We have seen nothing come out of City Hall to indicate that ANYTHING is going on to address a system that clearly and repeatedly broke.

How come?

If nothing is changing, that means the werewolves are still howling, and still No One Pays Attention.

Who and what will they eat next??

Aaooooo!! Werewolves of Trenton!

3 comments to Werewolves of Trenton

  • ed.w

    great work, any word from our FBI, Community affairs or our county prosecutor?

  • Kevin

    Thanks, Ed – I think that after the MCPO bumped their investigation to the Feds, they probably thought their job was done.

    The FBI is probably waiting to see how the civil case proceeds before moving forward. This isn’t much of a whodunit anymore, after all. The US Attorney is probably working behind the scenes with the Scholtzes to encourage as much financial restitution is possible, dangling the carrot of reduced charges and prison time in order to maximize the financial return.

    When the federal criminal prosecution comes – and it will come – it will probably come as a pre-packaged and carefully choreographed process, agreed to in advance by the prosecution and defense lawyers.

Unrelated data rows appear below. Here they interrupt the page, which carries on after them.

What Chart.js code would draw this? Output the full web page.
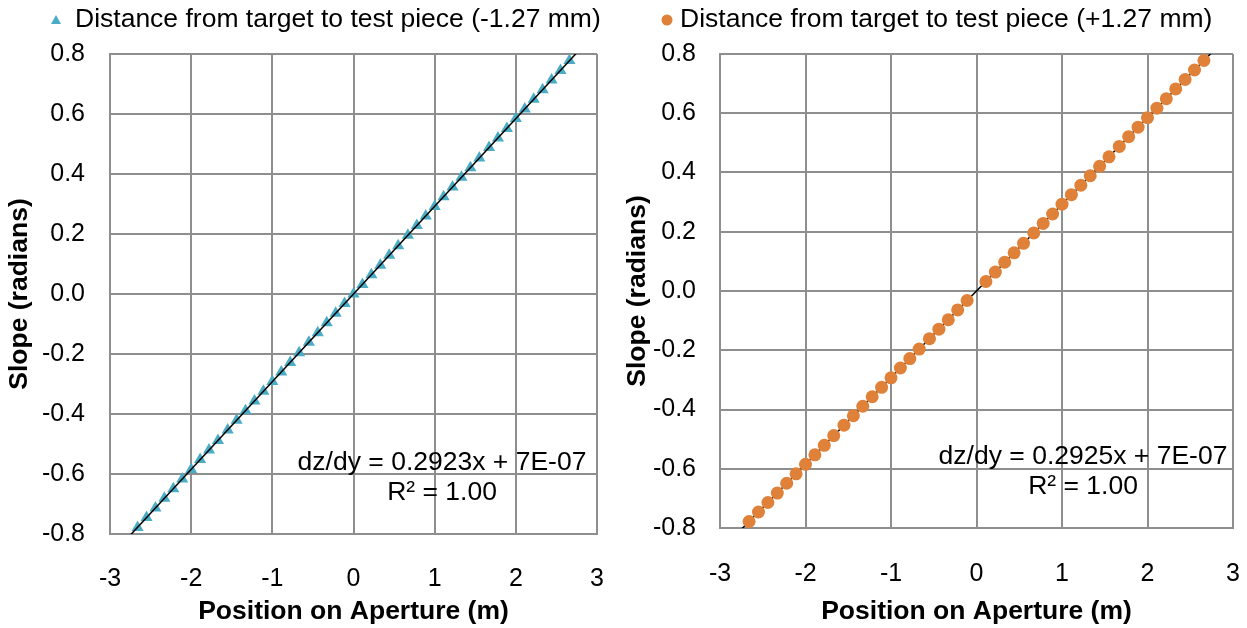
<!DOCTYPE html>
<html>
<head>
<meta charset="utf-8">
<script src="https://cdn.jsdelivr.net/npm/chart.js@4"></script>
<style>
  html, body { margin: 0; padding: 0; background: #fff; }
  #wrap { position: relative; width: 1247px; height: 628px; }
  .box { position: absolute; top: 0; height: 628px; }
  #left { left: 0; width: 620px; }
  #right { left: 620px; width: 627px; }
</style>
</head>
<body>
<div id="wrap">
  <div class="box" id="left"><canvas id="chartLeft"></canvas></div>
  <div class="box" id="right"><canvas id="chartRight"></canvas></div>
</div>
<script>
// positions on the aperture (m)
const positions = [-2.66, -2.55, -2.44, -2.33, -2.22, -2.11, -2.00, -1.89, -1.78, -1.67,
  -1.55, -1.44, -1.33, -1.22, -1.11, -1.00, -0.89, -0.78, -0.67, -0.55,
  -0.44, -0.33, -0.22, -0.11, 0.00, 0.11, 0.22, 0.33, 0.44, 0.55,
  0.67, 0.78, 0.89, 1.00, 1.11, 1.22, 1.33, 1.44, 1.55, 1.67,
  1.78, 1.89, 2.00, 2.11, 2.22, 2.33, 2.44, 2.55, 2.66];

// slope (radians), -1.27 mm
const slopeMinus = [-0.778, -0.745, -0.713, -0.681, -0.649, -0.617, -0.585, -0.552, -0.520, -0.488,
  -0.453, -0.421, -0.389, -0.357, -0.324, -0.292, -0.260, -0.228, -0.196, -0.161,
  -0.129, -0.096, -0.064, -0.032, 0.000, 0.032, 0.064, 0.096, 0.129, 0.161,
  0.196, 0.228, 0.260, 0.292, 0.324, 0.357, 0.389, 0.421, 0.453, 0.488,
  0.520, 0.552, 0.585, 0.617, 0.649, 0.681, 0.713, 0.745, 0.778];

// slope (radians), +1.27 mm (no point at the centre)
const slopePlus = [-0.778, -0.746, -0.714, -0.682, -0.649, -0.617, -0.585, -0.553, -0.521, -0.488,
  -0.453, -0.421, -0.389, -0.357, -0.325, -0.293, -0.260, -0.228, -0.196, -0.161,
  -0.129, -0.097, -0.064, -0.032, null, 0.032, 0.064, 0.097, 0.129, 0.161,
  0.196, 0.228, 0.260, 0.293, 0.325, 0.357, 0.389, 0.421, 0.453, 0.488,
  0.521, 0.553, 0.585, 0.617, 0.649, 0.682, 0.714, 0.746, 0.778];

// linear fits shown on the charts
const fitMinus = { slope: 0.2923, intercept: 7e-7 };
const fitPlus = { slope: 0.2925, intercept: 7e-7 };
const fitRange = [-2.9, 2.9];

const xTicks = [-3, -2, -1, 0, 1, 2, 3];
const yTicks = [-0.8, -0.6, -0.4, -0.2, 0.0, 0.2, 0.4, 0.6, 0.8];

const FONT = "'Liberation Sans', Arial, sans-serif";
const GRID = '#8e8e8e';

function points(xs, ys) {
  const out = [];
  xs.forEach((x, i) => { if (ys[i] !== null) out.push({ x: x, y: ys[i] }); });
  return out;
}

function fitPoints(fit) {
  return fitRange.map(x => ({ x: x, y: fit.slope * x + fit.intercept }));
}

// legend and trendline label drawn on the canvas
const annotate = {
  id: 'annotate',
  afterDraw(chart, args, o) {
    const ctx = chart.ctx;
    ctx.save();
    ctx.fillStyle = o.color;
    ctx.beginPath();
    if (o.marker === 'triangle') {
      ctx.moveTo(o.mx, o.my - 5);
      ctx.lineTo(o.mx + 5, o.my + 4);
      ctx.lineTo(o.mx - 5, o.my + 4);
      ctx.closePath();
    } else {
      ctx.arc(o.mx, o.my, 5.5, 0, Math.PI * 2);
    }
    ctx.fill();
    ctx.fillStyle = '#000';
    ctx.font = '26.5px ' + FONT;
    ctx.textBaseline = 'middle';
    ctx.textAlign = 'left';
    ctx.fillText(o.legend, o.tx, o.my);
    ctx.textAlign = 'center';
    ctx.fillText(o.eq1, o.ex, o.ey);
    ctx.fillText(o.eq2, o.ex, o.ey + 30);
    ctx.restore();
  }
};

function makeChart(id, cfg) {
  const ctx = document.getElementById(id).getContext('2d');
  const markerDs = {
    type: 'scatter',
    data: points(positions, cfg.values),
    pointStyle: cfg.marker,
    pointRadius: cfg.marker === 'triangle' ? 7 : 6.5,
    backgroundColor: cfg.color,
    borderColor: cfg.color,
    borderWidth: 0,
    order: cfg.lineOnTop ? 2 : 1
  };
  const lineDs = {
    type: 'line',
    data: fitPoints(cfg.fit),
    borderColor: '#000',
    borderWidth: 1.5,
    pointRadius: 0,
    fill: false,
    clip: 0,
    order: cfg.lineOnTop ? 1 : 2
  };
  return new Chart(ctx, {
    type: 'scatter',
    data: { datasets: [markerDs, lineDs] },
    plugins: [annotate],
    options: {
      responsive: true,
      maintainAspectRatio: false,
      animation: false,
      layout: { padding: { top: 54, right: cfg.padRight, bottom: 0, left: 0 } },
      plugins: {
        legend: { display: false },
        tooltip: { enabled: false },
        annotate: cfg.note
      },
      scales: {
        x: {
          type: 'linear',
          min: -3, max: 3,
          afterFit: s => { s.height = cfg.xHeight; s.paddingLeft = 0; s.paddingRight = 0; },
          afterBuildTicks: s => { s.ticks = xTicks.map(v => ({ value: v })); },
          grid: { color: GRID, lineWidth: 2, drawTicks: false },
          border: { color: GRID, width: 2 },
          ticks: { color: '#000', font: { family: FONT, size: 25 }, padding: cfg.xTickPad, maxRotation: 0 },
          title: { display: true, text: 'Position on Aperture (m)', color: '#000',
            font: { family: FONT, size: 26.5, weight: 'bold' }, padding: { top: 0, bottom: 0 } }
        },
        y: {
          type: 'linear',
          min: -0.8, max: 0.8,
          afterFit: s => { s.width = cfg.yWidth; s.paddingTop = 0; s.paddingBottom = 0; },
          afterBuildTicks: s => { s.ticks = yTicks.map(v => ({ value: v })); },
          grid: { color: GRID, lineWidth: 2, drawTicks: false },
          border: { color: GRID, width: 2 },
          ticks: { color: '#000', font: { family: FONT, size: 25 }, padding: cfg.yTickPad,
            callback: v => v.toFixed(1) },
          title: { display: true, text: 'Slope (radians)', color: '#000',
            font: { family: FONT, size: 26.5, weight: 'bold' }, padding: { top: cfg.yTitlePad, bottom: 0 } }
        }
      }
    }
  });
}

makeChart('chartLeft', {
  values: slopeMinus, fit: fitMinus, marker: 'triangle', color: '#4bacc6', lineOnTop: true,
  padRight: 23, xHeight: 94, xTickPad: 30, yWidth: 110, yTickPad: 25, yTitlePad: 4,
  note: { marker: 'triangle', color: '#4bacc6', mx: 56, my: 20, tx: 75,
    legend: 'Distance from target to test piece (-1.27 mm)',
    eq1: 'dz/dy = 0.2923x + 7E-07', eq2: 'R\u00b2 = 1.00', ex: 442, ey: 463 }
});

makeChart('chartRight', {
  values: slopePlus, fit: fitPlus, marker: 'circle', color: '#df8139', lineOnTop: false,
  padRight: 14, xHeight: 100, xTickPad: 31, yWidth: 100, yTickPad: 24, yTitlePad: 2,
  note: { marker: 'circle', color: '#df8139', mx: 47, my: 20, tx: 60,
    legend: 'Distance from target to test piece (+1.27 mm)',
    eq1: 'dz/dy = 0.2925x + 7E-07', eq2: 'R\u00b2 = 1.00', ex: 463, ey: 457 }
});
</script>
</body>
</html>
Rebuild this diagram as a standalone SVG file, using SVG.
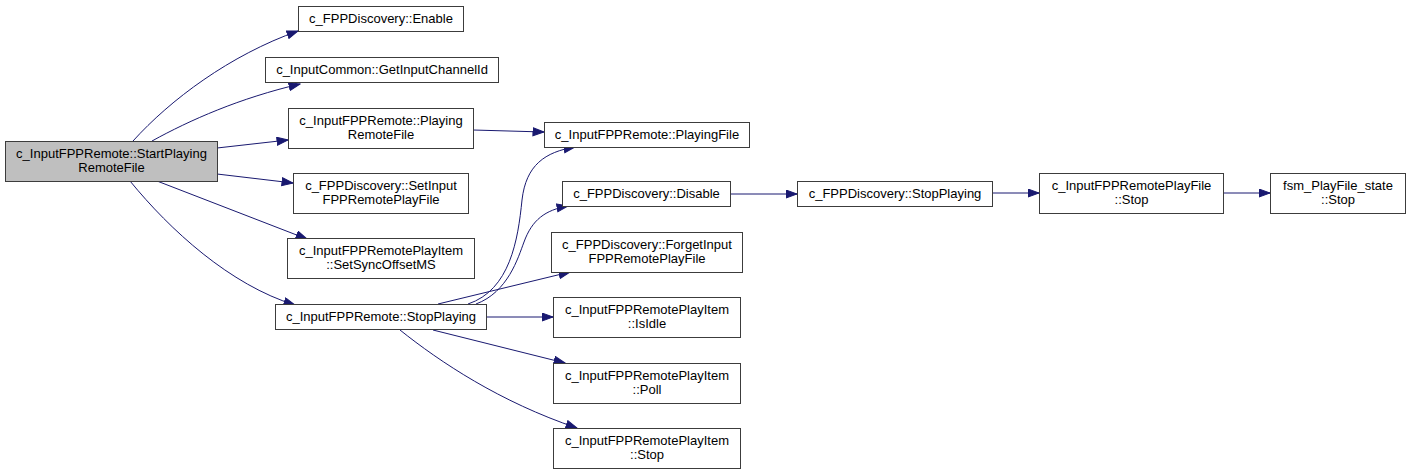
<svg xmlns="http://www.w3.org/2000/svg" width="1409" height="474" viewBox="0 0 1409 474">
<style>
  .node rect { fill: #ffffff; stroke: #3c3c3c; stroke-width: 1; }
  .node.hl rect { fill: #bfbfbf; }
  .node text { font-family: "Liberation Sans", Arial, sans-serif; font-size: 13px; fill: #000000; text-anchor: middle; }
  .edges path { fill: none; stroke: #191970; stroke-width: 1; marker-end: url(#arr); }
</style>
<defs>
  <marker id="arr" markerUnits="userSpaceOnUse" markerWidth="13" markerHeight="10" refX="11.5" refY="4.5" orient="auto">
    <path d="M0.5,0.5 L11.5,4.5 L0.5,8.5 z" fill="#191970" stroke="#191970" stroke-width="1"/>
  </marker>
</defs>
<rect x="0" y="0" width="1409" height="474" fill="#ffffff"/>
<g class="edges" id="edges">
  <path d="M133,141 C170,100 230,55 298,31"/>
  <path d="M152,141 C190,120 240,98 300,84"/>
  <path d="M217,148 L288,140"/>
  <path d="M217,174 L293,183"/>
  <path d="M157,181 L307,239"/>
  <path d="M130,181 C170,230 230,285 295,305"/>
  <path d="M473,130 L544,132"/>
  <path d="M468,304 C510,290 518,240 522,200 C526,165 545,152 575,147"/>
  <path d="M476,304 C508,292 518,258 524,242 C532,220 545,210 568,206"/>
  <path d="M438,304 L570,272"/>
  <path d="M486,317 L553,317"/>
  <path d="M433,330 L565,363"/>
  <path d="M400,330 C440,362 500,402 577,428"/>
  <path d="M730,194 L797,194"/>
  <path d="M992,193 L1039,193"/>
  <path d="M1223,193 L1270,193"/>
</g>
<g class="node hl" id="n_start"><rect x="5.5" y="141.5" width="212" height="40"/><text x="111.5" y="158">c_InputFPPRemote::StartPlaying</text><text x="111.5" y="172">RemoteFile</text></g>
<g class="node" id="n_enable"><rect x="298.5" y="6.5" width="165" height="25"/><text x="381" y="23">c_FPPDiscovery::Enable</text></g>
<g class="node" id="n_getch"><rect x="265.5" y="57.5" width="233" height="25"/><text x="382" y="74">c_InputCommon::GetInputChannelId</text></g>
<g class="node" id="n_prf"><rect x="288.5" y="108.5" width="185" height="40"/><text x="381" y="125">c_InputFPPRemote::Playing</text><text x="381" y="139">RemoteFile</text></g>
<g class="node" id="n_setinput"><rect x="293.5" y="173.5" width="175" height="40"/><text x="381" y="190">c_FPPDiscovery::SetInput</text><text x="381" y="204">FPPRemotePlayFile</text></g>
<g class="node" id="n_setsync"><rect x="287.5" y="238.5" width="187" height="40"/><text x="381" y="255">c_InputFPPRemotePlayItem</text><text x="381" y="269">::SetSyncOffsetMS</text></g>
<g class="node" id="n_stopplaying"><rect x="275.5" y="304.5" width="211" height="25"/><text x="381" y="321">c_InputFPPRemote::StopPlaying</text></g>
<g class="node" id="n_playingfile"><rect x="544.5" y="122.5" width="205" height="25"/><text x="647" y="139">c_InputFPPRemote::PlayingFile</text></g>
<g class="node" id="n_disable"><rect x="562.5" y="181.5" width="168" height="25"/><text x="646.5" y="198">c_FPPDiscovery::Disable</text></g>
<g class="node" id="n_forget"><rect x="551.5" y="232.5" width="191" height="40"/><text x="647" y="249">c_FPPDiscovery::ForgetInput</text><text x="647" y="263">FPPRemotePlayFile</text></g>
<g class="node" id="n_isidle"><rect x="553.5" y="297.5" width="187" height="40"/><text x="647" y="314">c_InputFPPRemotePlayItem</text><text x="647" y="328">::IsIdle</text></g>
<g class="node" id="n_poll"><rect x="553.5" y="363.5" width="187" height="40"/><text x="647" y="380">c_InputFPPRemotePlayItem</text><text x="647" y="394">::Poll</text></g>
<g class="node" id="n_pistop"><rect x="553.5" y="428.5" width="187" height="40"/><text x="647" y="445">c_InputFPPRemotePlayItem</text><text x="647" y="459">::Stop</text></g>
<g class="node" id="n_dstop"><rect x="797.5" y="181.5" width="195" height="25"/><text x="895" y="198">c_FPPDiscovery::StopPlaying</text></g>
<g class="node" id="n_pfstop"><rect x="1039.5" y="173.5" width="184" height="40"/><text x="1131.5" y="190">c_InputFPPRemotePlayFile</text><text x="1131.5" y="204">::Stop</text></g>
<g class="node" id="n_fsm"><rect x="1270.5" y="173.5" width="135" height="40"/><text x="1338" y="190">fsm_PlayFile_state</text><text x="1338" y="204">::Stop</text></g>
</svg>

    Nothing going on in City Hall, as I’ve written. They’re acting like traffic cops at the scene of a gruesome accident. Move on, folks, nothing to see.

  • Bull

    Comon no one that calls themselves an account an’t could be that dumb. 8 months of warnings from irs and big penalties. I believe the plot much thicker than that accounting company. That last admin is starting to look good compared to these idiots. BTW they went to jail. I want to know one thing when is the state taking over Trenton. I have about had it with these incompetents.